Come back if u want to. I'll do some dirty shit to u mamacita.
3 of us had 22 margaritas. Hellllllo yellow cab. Goodbye morals.
I'm fucking him on the second date. I don't give a fuck what Patti Stanger says.
Are they hot? And are the slutty? These are my concerns for any wedding. You say yes, and yes, I will be your best man
I don't talk to her anymore. I lit her birthday presents on fire. Who the fuck puts candles that close to tissue paper?
I would just like you to know that the guy I blew off last weekend to come find ur drunk ass just got drafted into the major leagues.
Moment of silence for the loss of that option.
Just did a walk of shame dressed as a cowgirl and walked past his ex's entire sorority. Yippee kye aye, motherfucker.
When I blacked in, I was crying to my father at the swim-up bar that "I was going to win an Oscar." how do you THINK Mexico was?
accidentally stumbled into a construction site at 3am on the way home. The bulldozer was locked so we had to settle for rerouting traffic with all the orange cones...
We are sitting here staring into each others eyes, mutually rubbing forks up and down our respective noses. High as balls doesn't even begin to cover it.
I wasn't an ass in college so much more like I showed my ass a lot especially during serious beerpong games. You know I don't fuck around when it comes to sports.
Just successfully invited my mom to a drag show. If that doesnt say "im gay" then idk what will.
Great news! In less than 2 hours, I'm ripping your underwear off with my teeth!
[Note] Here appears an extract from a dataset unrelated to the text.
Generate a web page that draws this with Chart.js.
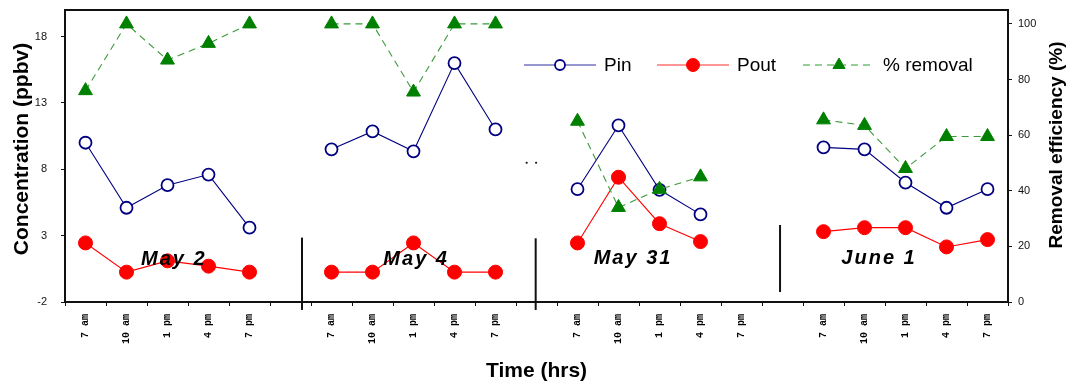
<!DOCTYPE html>
<html><head><meta charset="utf-8">
<script src="https://cdn.jsdelivr.net/npm/chart.js@4/dist/chart.umd.min.js"></script>
<style>html,body{margin:0;padding:0;background:#fff;}#wrap{width:1072px;height:387px;}</style>
</head><body><div id="wrap"><canvas id="c" width="1072" height="387"></canvas></div>
<script>
// ---- data ----
const categories = ['7 am','10 am','1 pm','4 pm','7 pm','',
                    '7 am','10 am','1 pm','4 pm','7 pm','',
                    '7 am','10 am','1 pm','4 pm','7 pm','',
                    '7 am','10 am','1 pm','4 pm','7 pm'];
const pinValues = [10.0,5.1,6.8,7.6,3.6,null,
                   9.5,10.85,9.35,16.0,11.0,null,
                   6.5,11.3,6.45,4.6,null,null,
                   9.65,9.5,7.0,5.1,6.5];
const poutValues = [2.45,0.25,1.1,0.7,0.25,null,
                    0.25,0.25,2.45,0.25,0.25,null,
                    2.45,7.4,3.9,2.55,null,null,
                    3.3,3.6,3.6,2.15,2.7];
const removalValues = [76,100,87,93,100,null,
                       100,100,75.5,100,100,null,
                       65,34,40.5,45,null,null,
                       65.5,63.5,48,59.5,59.5];
const concTicks = [-2,3,8,13,18];
const removalTicks = [0,20,40,60,80,100];
const dayLabels = ['May 2','May 4','May 31','June 1'];
const seriesNames = ['Pin','Pout','% removal'];
const leftTitle = 'Concentration (ppbv)';
const rightTitle = 'Removal efficiency (%)';
const bottomTitle = 'Time (hrs)';

const FONT = "'Liberation Sans', Arial, sans-serif";

// decoration layout (in data units of the axes)
const dayPos = [{x:2.13,y:1.17},{x:8.04,y:1.17},{x:13.33,y:1.25},{x:19.33,y:1.25}];
const separators = [{x:5.28,y1:2.85,y2:-2.6},{x:10.98,y1:2.8,y2:-2.6},{x:16.94,y1:3.8,y2:-1.25}];
const dots = [{x:10.76,y:8.49},{x:10.99,y:8.49}];

const styles = [
  {line:'#000080', legendLine:'rgba(70,70,170,0.75)', dash:[], marker:'circle', r:6, fill:'#fff', stroke:'#000080', bw:1.8, lr:5},
  {line:'#ff0000', legendLine:'rgba(255,90,90,0.85)', dash:[], marker:'circle', r:7, fill:'#ff0000', stroke:'#ff0000', bw:1, lr:6.5},
  {line:'#3a9a3a', legendLine:'rgba(90,180,90,0.85)', dash:[7,5], marker:'triangle', r:8, fill:'#008000', stroke:'#008000', bw:1, lr:7}
];

function drawMarker(ctx, s, x, y, r){
  ctx.save();
  ctx.setLineDash([]);
  ctx.beginPath();
  if (s.marker==='circle'){ ctx.arc(x,y,r,0,Math.PI*2); }
  else { ctx.moveTo(x, y-r); ctx.lineTo(x+r*0.866, y+r*0.5); ctx.lineTo(x-r*0.866, y+r*0.5); ctx.closePath(); }
  ctx.fillStyle = s.fill; ctx.fill();
  ctx.lineWidth = s.bw; ctx.strokeStyle = s.stroke; ctx.stroke();
  ctx.restore();
}

const decor = {
  id:'decor',
  afterDraw(chart){
    const ctx = chart.ctx, a = chart.chartArea;
    const xs = chart.scales.x, ys = chart.scales.y;
    ctx.save();
    // frame
    ctx.strokeStyle = '#111'; ctx.lineWidth = 2;
    ctx.strokeRect(a.left, a.top, a.right-a.left, a.bottom-a.top);
    // separators
    separators.forEach(s=>{
      const px = xs.getPixelForValue(s.x);
      ctx.beginPath(); ctx.moveTo(px, ys.getPixelForValue(s.y1)); ctx.lineTo(px, ys.getPixelForValue(s.y2)); ctx.stroke();
    });
    // dots
    ctx.fillStyle = '#111';
    dots.forEach(d=>{ ctx.beginPath(); ctx.arc(xs.getPixelForValue(d.x), ys.getPixelForValue(d.y), 1.1, 0, Math.PI*2); ctx.fill(); });
    // day labels
    ctx.font = 'italic bold 20px ' + FONT;
    ctx.letterSpacing = '2px';
    ctx.textAlign = 'center'; ctx.textBaseline = 'middle'; ctx.fillStyle = '#000';
    dayLabels.forEach((t,i)=>{ ctx.fillText(t, xs.getPixelForValue(dayPos[i].x)+1, ys.getPixelForValue(dayPos[i].y)); });
    ctx.letterSpacing = '0px';
    // legend
    const ly = a.top + 55;
    const lx = [a.left+459, a.left+592, a.left+738];
    ctx.font = '19px ' + FONT; ctx.textAlign = 'left'; ctx.textBaseline = 'middle';
    seriesNames.forEach((n,i)=>{
      const s = styles[i];
      ctx.save();
      ctx.strokeStyle = s.legendLine; ctx.lineWidth = 1.6; ctx.setLineDash(s.dash);
      ctx.beginPath(); ctx.moveTo(lx[i], ly); ctx.lineTo(lx[i]+72, ly); ctx.stroke();
      ctx.restore();
      drawMarker(ctx, s, lx[i]+36, ly, s.lr);
      ctx.fillStyle = '#000';
      ctx.fillText(n, lx[i]+80, ly+1);
    });
    // y titles
    ctx.font = 'bold 21px ' + FONT; ctx.textAlign = 'center'; ctx.textBaseline = 'middle';
    ctx.save(); ctx.translate(22, 149); ctx.rotate(-Math.PI/2); ctx.fillText(leftTitle, 0, 0); ctx.restore();
    ctx.font = 'bold 19px ' + FONT;
    ctx.save(); ctx.translate(1057, 145); ctx.rotate(-Math.PI/2); ctx.fillText(rightTitle, 0, 0); ctx.restore();
    ctx.restore();
  }
};

function ds(label, data, i, axis){
  const s = styles[i];
  return {
    label, data, yAxisID: axis,
    borderColor: s.line, borderWidth: 1.1, borderDash: s.dash,
    pointStyle: s.marker, pointRadius: s.r, pointHoverRadius: s.r,
    pointBackgroundColor: s.fill, pointBorderColor: s.stroke, pointBorderWidth: s.bw,
    tension: 0, spanGaps: false, fill: false
  };
}

function noPad(s){ s.paddingTop = 0; s.paddingBottom = 0; s.paddingLeft = 0; s.paddingRight = 0; }

new Chart(document.getElementById('c'), {
  type:'line',
  data:{
    labels: categories,
    datasets:[
      ds(seriesNames[2], removalValues, 2, 'y2'),
      ds(seriesNames[0], pinValues, 0, 'y'),
      ds(seriesNames[1], poutValues, 1, 'y')
    ]
  },
  options:{
    responsive:false, animation:false, devicePixelRatio:1,
    layout:{padding:{top:10,left:0,right:0,bottom:0}},
    plugins:{legend:{display:false}, tooltip:{enabled:false}},
    scales:{
      x:{
        type:'category', offset:true,
        grid:{display:true, drawOnChartArea:false, offset:true, tickLength:4, color:'#111', tickWidth:1},
        border:{display:true, color:'#111', width:2},
        ticks:{autoSkip:false, maxRotation:90, minRotation:90, padding:8, color:'#000',
               font:{family:"'Liberation Mono', monospace", size:10, weight:'bold'}},
        title:{display:true, text:bottomTitle, color:'#000', font:{family:FONT, size:21, weight:'bold'}, padding:{top:0,bottom:3}},
        afterFit(s){ s.height = 85; noPad(s); }
      },
      y:{
        position:'left', min:-2, max:20,
        grid:{display:true, drawOnChartArea:false, tickLength:4, color:'#111'},
        border:{display:true, color:'#111', width:2},
        ticks:{padding:14, color:'#111', font:{family:FONT, size:11}},
        afterBuildTicks(s){ s.ticks = concTicks.map(v=>({value:v})); },
        afterFit(s){ s.width = 65; noPad(s); }
      },
      y2:{
        position:'right', min:0, max:105,
        grid:{display:true, drawOnChartArea:false, tickLength:4, color:'#111'},
        border:{display:true, color:'#111', width:2},
        ticks:{padding:6, color:'#111', font:{family:FONT, size:11}},
        afterBuildTicks(s){ s.ticks = removalTicks.map(v=>({value:v})); },
        afterFit(s){ s.width = 64; noPad(s); }
      }
    }
  },
  plugins:[decor]
});
</script></body></html>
Have you ever felt like autocorrect is judging you with its suggested words? Like how it won't suggest certain words until you type in pretty much the entire word, is it just thinking 'No way did this dude use "consent laws" in the same sentence as "17th?" Or is that just me.
Afterwards the first thing I said was, "You know, you're probably the first guy who has ever gotten laid wearing Star Wars pajama bottoms."